The painful end of free money as real interest rates start to rise
CBC
It will likely be hard to convince Canadians struggling with newly increased mortgage payments, but until very recently money has been free.
Until recently, during that latest surge in inflation, borrowing to buy something was actually a lot cheaper than waiting to buy it a year later. That is because what economists call real interest rates were negative.
Even this week as the Bank of Canada increased interest rates by another quarter of a percentage point to 4.75, the bank's benchmark rate remains only slightly higher than the current rise in average prices.

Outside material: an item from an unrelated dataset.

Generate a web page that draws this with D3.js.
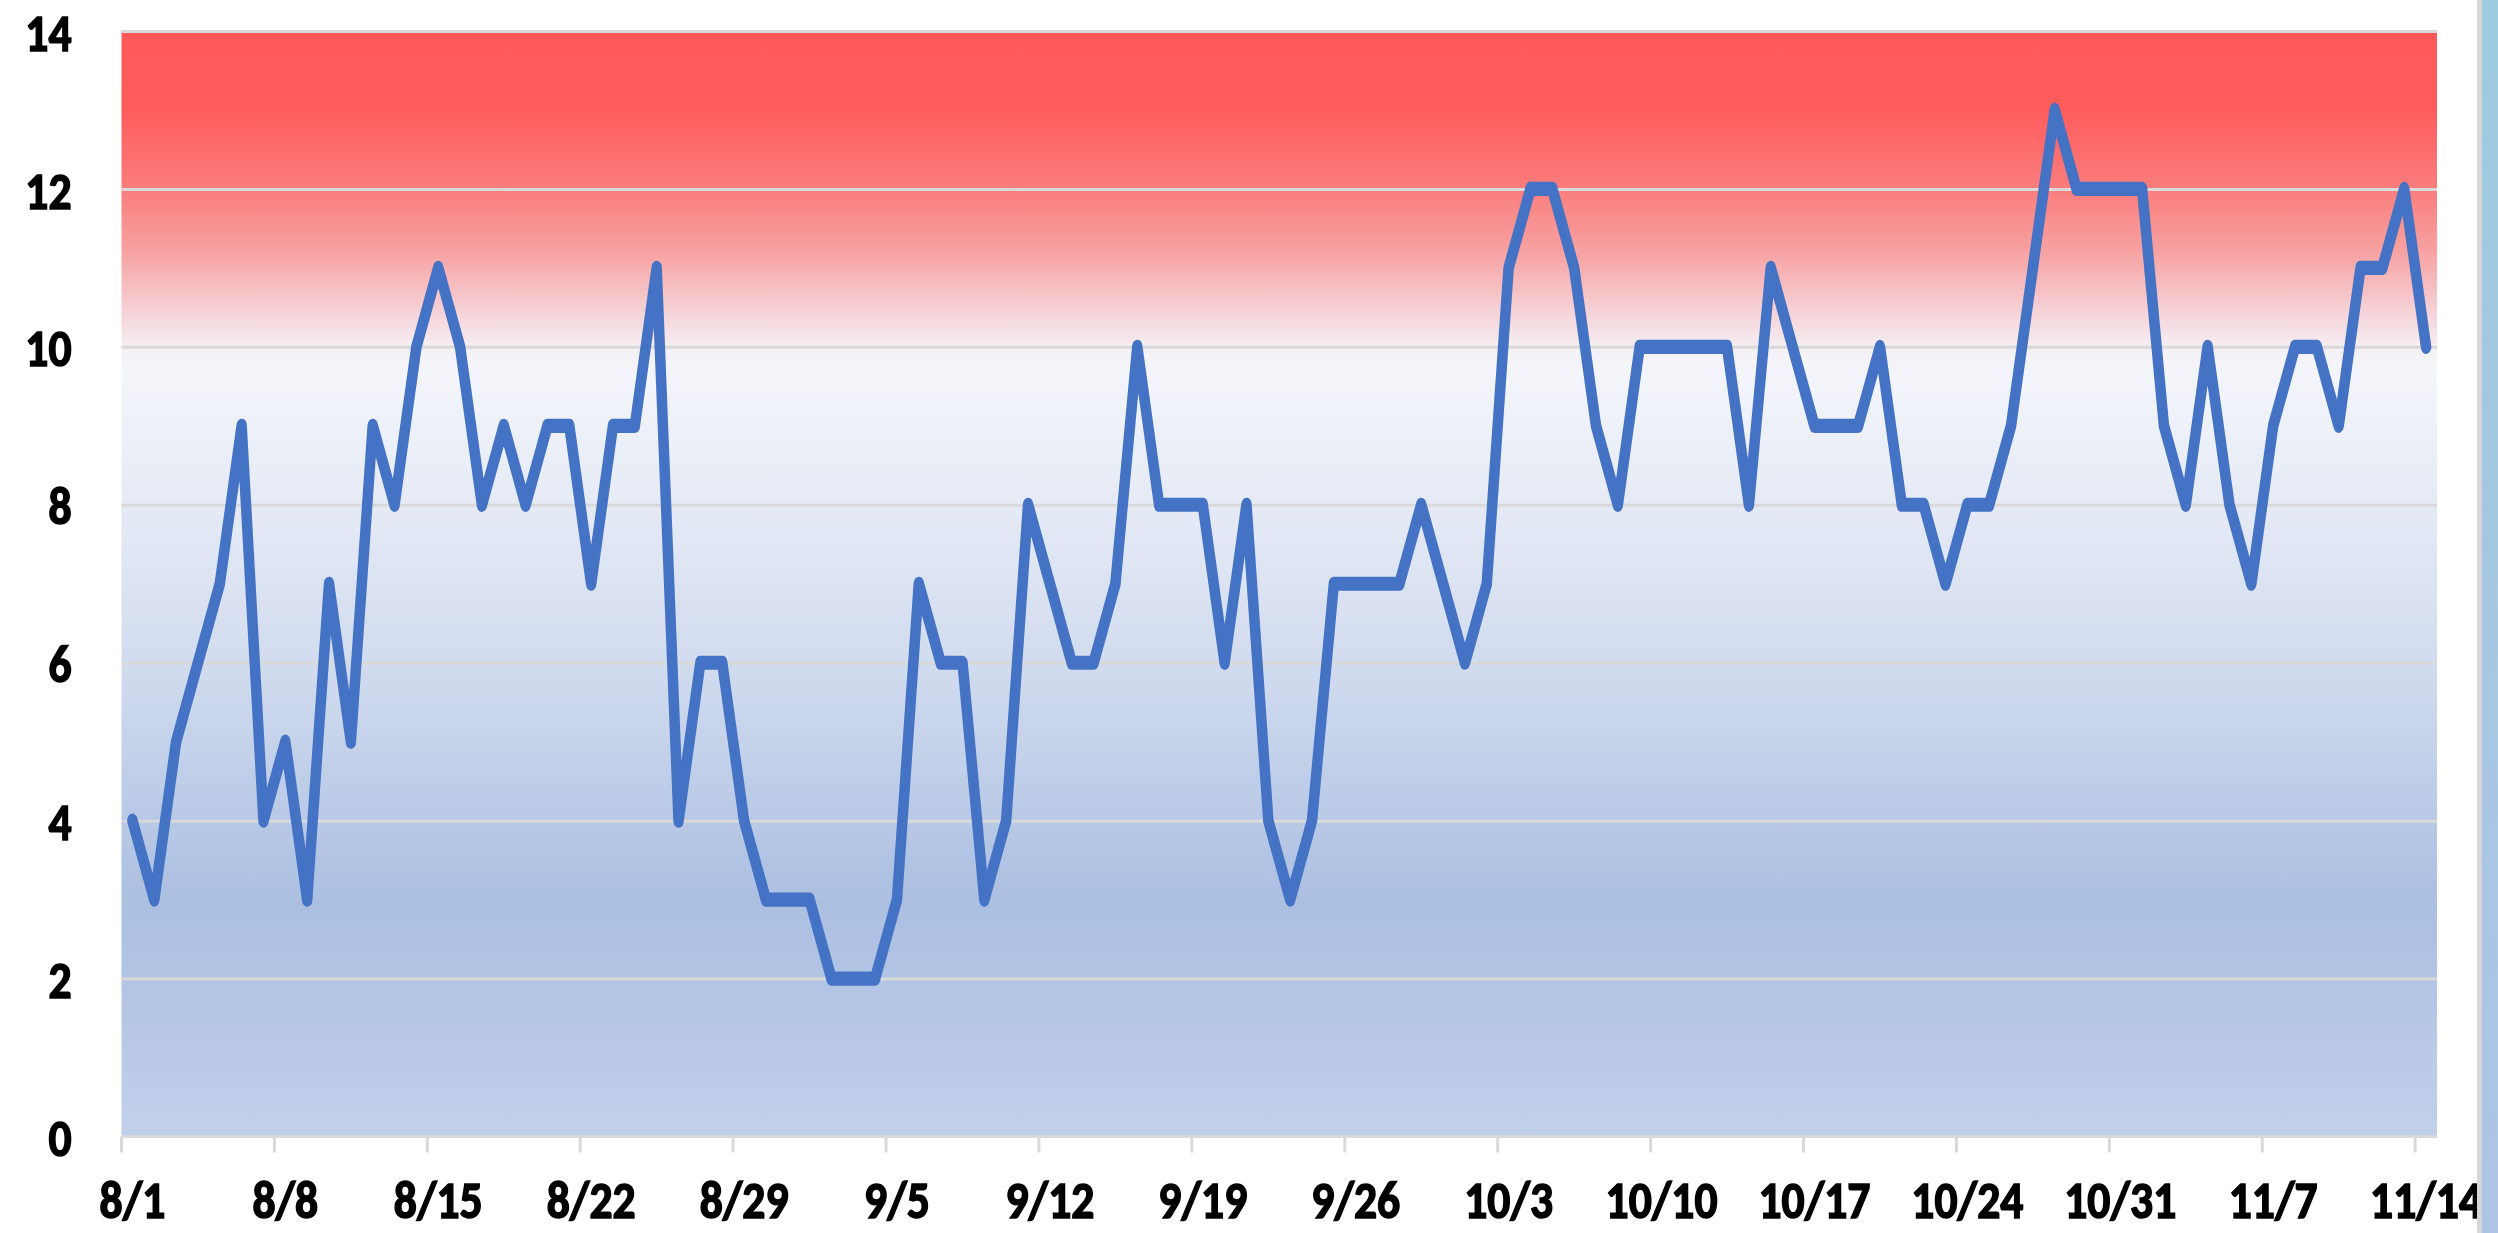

But even that's relatively new. As Bank of Canada deputy governor Paul Beaudry explained on Thursday in a speech to the Victoria Chamber of Commerce, real interest rates have been plunging all over the world since the early 1990s.
According to Beaudry, that could be about to change, not just until inflation is under control but over the long term.
For a lot of people the concept is not easy to understand, but according to Stephen Williamson, one of Canada's top experts in central banking, the gap between real and nominal interest rates has a critical impact on the wellbeing of savers, shoppers and borrowers. And to help explain, he uses apples.
"Say we're just dealing in apples," said Williamson, Stephen A. Jarislowsky Chair in Central Banking at Ontario's Western University. "Say I borrowed an apple this year and I pay you back an apple a year from now, that's a real interest rate of zero."
In other words, although you have to replace it with another apple when the new crop comes in, in real terms the apple cost you nothing for a whole year. Generally that is not the way we think the world works.
But with interest rates so low last fall, borrowing money at about three per cent to buy a piece of furniture, say, or even grocery dry goods inflating at a rate of 10 per cent that you could keep on your shelf for a year, actually made you money.
In apple terms, that's a bit like borrowing an apple now and paying it back minus a bite.
"That's a good deal," said Williamson in another interview a year ago. "I should be borrowing like crazy."
That's exactly what people did, borrowing money at low rates, helping to bid up the price of houses to astronomical heights, taking Canadian consumer debt to world-beating levels.
At the time Williamson predicted that was something that couldn't last and it hasn't.
As Beaudry explained on Wednesday, for nearly 30 years, the Bank of Canada hasn't had to worry about inflation. The opening of China to the world economy, globalization, large savings rates by boomers and growing inequality that allowed rich people to invest and not spend meant that by 2018 real interest rates had fallen below zero.